Where and How to Report Sexual Abuse
A detainee who has been sexually harassed, abused, assaulted or threatened with assault should tell someone the detainee trusts and report it to the appropriate authorities. Keep a record of everything that happened and include as much detail as possible—what happened, when, where, who was involved, who else might have been there.
Reporting Sexual Abuse
Please note that different facilities may have different procedures for reporting sexual abuse. You should check your facility's inmate handbook for the procedure. Regardless of your facility's reporting process, the PBNDS create certain guarantees when reporting sexual abuse.

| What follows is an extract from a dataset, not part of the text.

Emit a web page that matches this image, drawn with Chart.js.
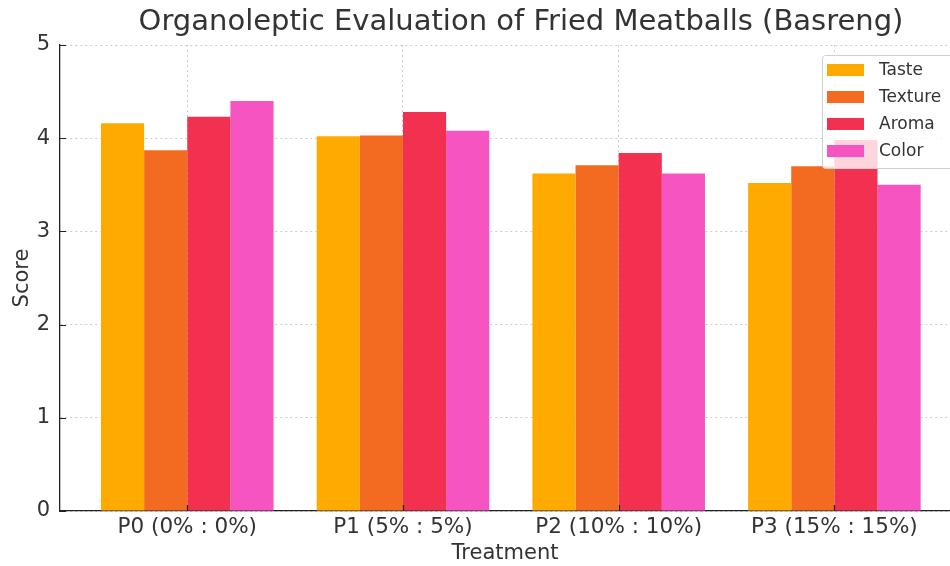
<!DOCTYPE html>
<html>
<head>
<meta charset="utf-8">
<script src="https://cdn.jsdelivr.net/npm/chart.js@4.4.1/dist/chart.umd.min.js"></script>
<style>
  html, body { margin: 0; padding: 0; background: #fff; overflow: hidden; }
  #wrap { width: 950px; height: 566px; position: relative; }
</style>
</head>
<body>
<div id="wrap"><canvas id="chart" width="950" height="566"></canvas></div>
<script>
const chartTitle = "Organoleptic Evaluation of Fried Meatballs (Basreng)";
const categories = ["P0 (0% : 0%)", "P1 (5% : 5%)", "P2 (10% : 10%)", "P3 (15% : 15%)"];
const seriesNames = ["Taste", "Texture", "Aroma", "Color"];
const taste = [4.16, 4.02, 3.62, 3.52];
const texture = [3.87, 4.03, 3.71, 3.70];
const aroma = [4.23, 4.28, 3.84, 3.98];
const color = [4.40, 4.08, 3.62, 3.50];
const yTicks = [0, 1, 2, 3, 4, 5];
const colors = ["#ffaa00", "#f26b21", "#f2304f", "#f654c0"];

const textColor = "#333333";
const gridColor = "rgba(170,170,170,0.6)";

// title centred over the (uncropped) axes, drawn by hand
const titlePlugin = {
  id: "titlePlugin",
  afterDraw(chart) {
    const c = chart.ctx;
    c.save();
    c.font = "29px 'DejaVu Sans'";
    c.fillStyle = textColor;
    c.textAlign = "center";
    c.textBaseline = "middle";
    c.fillText(chartTitle, 521, 22);
    c.restore();
  }
};

// matplotlib style inward tick marks
const tickPlugin = {
  id: "tickPlugin",
  afterDatasetsDraw(chart) {
    const c = chart.ctx;
    const area = chart.chartArea;
    const x = chart.scales.x, y = chart.scales.y;
    c.save();
    c.strokeStyle = "#222";
    c.lineWidth = 1.2;
    c.beginPath();
    y.ticks.forEach(t => {
      const py = Math.round(y.getPixelForValue(t.value)) + 0.5;
      c.moveTo(area.left, py);
      c.lineTo(area.left + 6, py);
    });
    x.ticks.forEach(t => {
      const px = Math.round(x.getPixelForValue(t.value)) + 0.5;
      c.moveTo(px, area.bottom);
      c.lineTo(px, area.bottom - 6);
    });
    c.stroke();
    c.restore();
  }
};

// legend box inside the plot, upper right (partly cropped in the original)
const legendPlugin = {
  id: "legendPlugin",
  afterDraw(chart) {
    const c = chart.ctx;
    const boxX = 822, boxY = 55, boxW = 150, boxH = 113;
    c.save();
    c.fillStyle = "rgba(255,255,255,0.8)";
    c.strokeStyle = "#d0d0d0";
    c.lineWidth = 1;
    c.beginPath();
    c.roundRect(boxX + 0.5, boxY + 0.5, boxW, boxH, 3);
    c.fill();
    c.stroke();
    c.font = "17px 'DejaVu Sans'";
    c.textBaseline = "middle";
    chart.data.datasets.forEach((ds, i) => {
      const cy = boxY + 15 + i * 27;
      c.fillStyle = ds.backgroundColor;
      c.fillRect(boxX + 5, cy - 6, 37, 12);
      c.fillStyle = textColor;
      c.fillText(ds.label, boxX + 57, cy + 1);
    });
    c.restore();
  }
};

const seriesValues = [taste, texture, aroma, color];

new Chart(document.getElementById("chart"), {
  type: "bar",
  data: {
    datasets: seriesNames.map((name, i) => ({
      label: name,
      data: seriesValues[i].map((v, j) => ({ x: j, y: v })),
      backgroundColor: colors[i],
      borderWidth: 0,
      categoryPercentage: 0.8,
      barPercentage: 1.0
    }))
  },
  options: {
    responsive: false,
    animation: false,
    layout: { padding: { top: 45, right: 0, left: 0, bottom: 0 } },
    plugins: {
      legend: { display: false },
      title: { display: false },
      tooltip: { enabled: false }
    },
    scales: {
      x: {
        type: "linear",
        min: -0.59,
        max: 3.536,
        offset: false,
        z: 1,
        afterFit: s => { s.height = 55; },
        afterBuildTicks: s => { s.ticks = categories.map((_, i) => ({ value: i })); },
        border: { display: true, color: "#222", width: 1.3, dash: [2, 3] },
        grid: { color: gridColor, drawTicks: false, lineWidth: 1, offset: false },
        ticks: {
          color: textColor,
          font: { family: "DejaVu Sans", size: 21.5 },
          padding: 4,
          maxRotation: 0,
          callback: v => categories[v]
        },
        title: {
          display: true,
          text: "Treatment",
          color: textColor,
          font: { family: "DejaVu Sans", size: 21 },
          padding: { top: 0, bottom: 0 }
        }
      },
      y: {
        min: 0,
        max: 5,
        z: 1,
        afterFit: s => { s.width = 60; },
        afterBuildTicks: s => { s.ticks = yTicks.map(v => ({ value: v })); },
        border: { display: true, color: "#222", width: 1.3, dash: [2, 3] },
        grid: { color: gridColor, drawTicks: false, lineWidth: 1 },
        ticks: {
          color: textColor,
          font: { family: "DejaVu Sans", size: 21 },
          padding: 10
        },
        title: {
          display: true,
          text: "Score",
          color: textColor,
          font: { family: "DejaVu Sans", size: 21 },
          padding: { top: 10, bottom: 0 }
        }
      }
    }
  },
  plugins: [titlePlugin, tickPlugin, legendPlugin]
});
</script>
</body>
</html>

Where to File Your Complaint
A detainee, his or her family member, or an advocate can file a complaint with one or all of these entities. Make sure to include as much detail as possible—who was involved, when it happened, where it took place. Always put the date on a complaint and always make a copy before submitting it.
- The local police. Sexual assault is a crime and the local police should investigate any reported incidents of sexual assault. A detainee should be able to call 911 from any phone in the facility without a charge.

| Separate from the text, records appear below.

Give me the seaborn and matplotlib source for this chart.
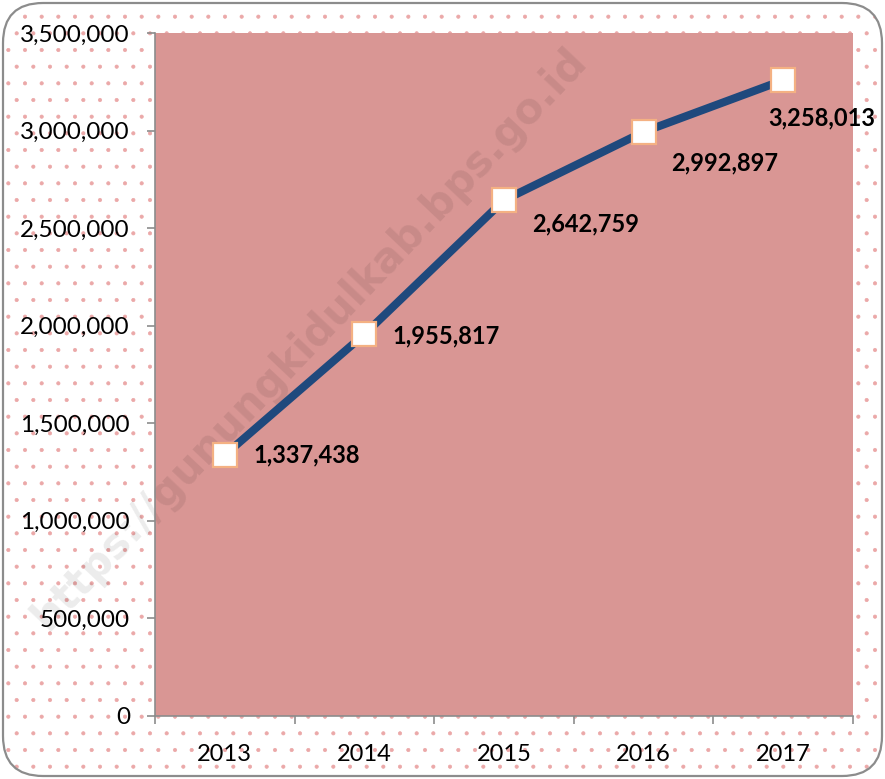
import matplotlib.pyplot as plt
import seaborn as sns
import numpy as np
import pandas as pd
from matplotlib.patches import FancyBboxPatch
from matplotlib.ticker import FuncFormatter, FixedLocator

sns.set_theme(style='white')
plt.rcParams['font.family'] = ['Lato', 'DejaVu Sans']
plt.rcParams['hatch.linewidth'] = 0.5

# Data
years = ['2013', '2014', '2015', '2016', '2017']
values = [1337438, 1955817, 2642759, 2992897, 3258013]

# label offsets (points) relative to each marker
label_offsets = [(21, 0), (20, -1), (20, -17), (20, -22), (-11, -27)]

PLOT_BG = '#D99694'
LINE = '#1F497D'
MARKER_EDGE = '#F4B183'
DOTS = '#EBA8A8'
GRID_GRAY = '#8C8C8C'

df = pd.DataFrame({'year': years, 'value': values})

fig = plt.figure(figsize=(8.85, 7.79), dpi=100)
ax = fig.add_axes([0.1751, 0.0809, 0.7887, 0.8768])

# dotted background with rounded border
bg = FancyBboxPatch((0.03, 0.03), 8.79, 7.73, boxstyle='round,pad=0,rounding_size=0.4',
                    transform=fig.dpi_scale_trans, facecolor='white', edgecolor=DOTS,
                    hatch='.', linewidth=0, zorder=-5)
border = FancyBboxPatch((0.03, 0.03), 8.79, 7.73, boxstyle='round,pad=0,rounding_size=0.4',
                        transform=fig.dpi_scale_trans, facecolor='none', edgecolor=GRID_GRAY,
                        linewidth=1.6, zorder=-4)
fig.patches.extend([bg, border])
fig.patch.set_alpha(0)

ax.set_facecolor(PLOT_BG)

sns.lineplot(data=df, x='year', y='value', ax=ax, color=LINE, linewidth=5.8,
             marker='s', markersize=17, markerfacecolor='white',
             markeredgecolor=MARKER_EDGE, markeredgewidth=1.6, zorder=3)

for i, (v, off) in enumerate(zip(values, label_offsets)):
    ax.annotate(f'{v:,}', (i, v), xytext=off, textcoords='offset points',
                ha='left', va='center', fontsize=17, fontweight='bold', color='black',
                zorder=4)

# watermark
ax.text(0.35, 0.565, 'https://gunungkidulkab.bps.go.id', transform=fig.transFigure,
        rotation=46.5, ha='center', va='center', fontsize=30, fontweight='bold',
        color='black', alpha=0.08, zorder=1, fontfamily='DejaVu Sans')

ax.set_xlim(-0.5, 4.5)
ax.set_ylim(0, 3500000)
ax.yaxis.set_major_locator(FixedLocator(np.arange(0, 3500001, 500000)))
ax.yaxis.set_major_formatter(FuncFormatter(lambda v, p: f'{int(v):,}'))
ax.xaxis.set_minor_locator(FixedLocator(np.arange(-0.5, 5, 1)))

ax.set_xlabel('')
ax.set_ylabel('')
ax.grid(False)

for s in ['top', 'right']:
    ax.spines[s].set_visible(False)
for s in ['left', 'bottom']:
    ax.spines[s].set_color(GRID_GRAY)
    ax.spines[s].set_linewidth(1.2)

ax.tick_params(axis='y', which='major', left=True, length=6, width=1.2, color=GRID_GRAY,
               labelsize=17.5, pad=12, labelcolor='black')
ax.tick_params(axis='x', which='major', bottom=False, length=0, labelsize=17, pad=20,
               labelcolor='black')
ax.tick_params(axis='x', which='minor', bottom=True, length=6, width=1.2, color=GRID_GRAY)

fig.savefig('out.png', dpi=100)
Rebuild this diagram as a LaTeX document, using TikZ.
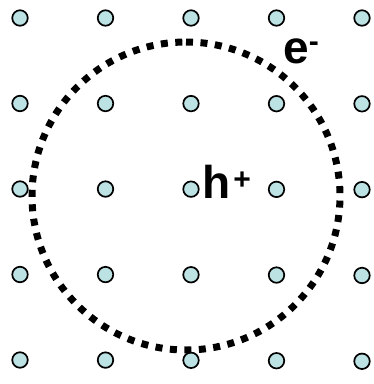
\documentclass[tikz,border=0pt]{standalone}
\usepackage{fontspec}
\setmainfont{Liberation Sans}
\usepackage{xcolor}
\usetikzlibrary{positioning}
\definecolor{sitefill}{RGB}{188,226,228}

\begin{document}
\begin{tikzpicture}[x=1pt,y=-1pt]
\tikzstyle{site}=[circle,draw=black,line width=1.7pt,fill=sitefill,minimum size=15.5pt,inner sep=0pt]
\tikzstyle{orbitline}=[line width=7pt,dash pattern=on 7pt off 7.5pt]
\tikzstyle{carrier}=[inner sep=0pt,anchor=base west,font=\fontsize{46}{46}\selectfont\bfseries]
\useasboundingbox (0,0) rectangle (374,384);
% lattice sites
\foreach \i in {0,...,4}
  \foreach \j in {0,...,4}
    \node[site] (s\i\j) at (20+85.5*\i,18+85.5*\j+0.02*\i*\i*\j) {};
% electron orbit
\coordinate (orbit) at (186,196);
\draw[orbitline] (orbit) ++(0,-154) arc[start angle=-90,end angle=270,radius=154];
% carriers
\node[carrier] (hole) at (202,198) {h\hspace{3pt}\raisebox{9pt}{\fontsize{30}{30}\selectfont +}};
\node[carrier] (electron) at (283,63) {e\raisebox{11.5pt}{\fontsize{30}{30}\selectfont -}};
\end{tikzpicture}
\end{document}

- The Department of Homeland Security (DHS) Office of Inspector General (OIG) and Office of Civil Rights and Civil Liberties (OCRCL)
- Detainees, family members, and advocates can report abuse to DHS in several ways:
- DHS Office of Inspector General
- Call the DHS OIG hotline: 1-800-323-8603.
- In writing. File any complaint about staff misconduct, physical or sexual abuse, or civil rights violations by writing to:
- DHS Office of Inspector General
Department of Homeland Security
Attn: Office of the Inspector General
245 Murray Drive, SW, Building 410
Washington, DC 20528
- DHS Office of Civil Rights and Civil Liberties (OCRCL)
Office for Civil Rights and Civil Liberties
Review and Compliance
245 Murray Lane, SW
Building 410, Mail Stop #0190
Washington, D.C. 20528
- With the facility staff. As discussed above, you should review your inmate handbook or ask facility officials you feel comfortable with to find out your facility's reporting procedures.
- With your immigration attorney.
- If you do not have an immigration attorney, you may ask for list of pro bono immigration providers.
- If you are the victim of a crime, you may be eligible for temporary legal status and work eligibility for up to four (4) years. This is called a U-Visa.33 You should ask your immigration attorney whether you qualify for a U-Visa if you are the victim of sexual assault.
- With the ACLU
- Online: INSERT LINK WEB BASED INTAKE FORM
33. See Form I-918, Petition for U Nonimmigrant Status.
Sexual Assault Survivor Resources
Several organizations are dedicated to aiding victims of sexual assault. Even if they are unable to assist you in your case, they will likely be able to refer you to someone who can help you.
Immigration Consequences for Reporting Sexual Assault
You cannot be deported or threatened with deportation for reporting sexual assault, and it is against the law for any official to threaten you with retaliation for reporting a crime.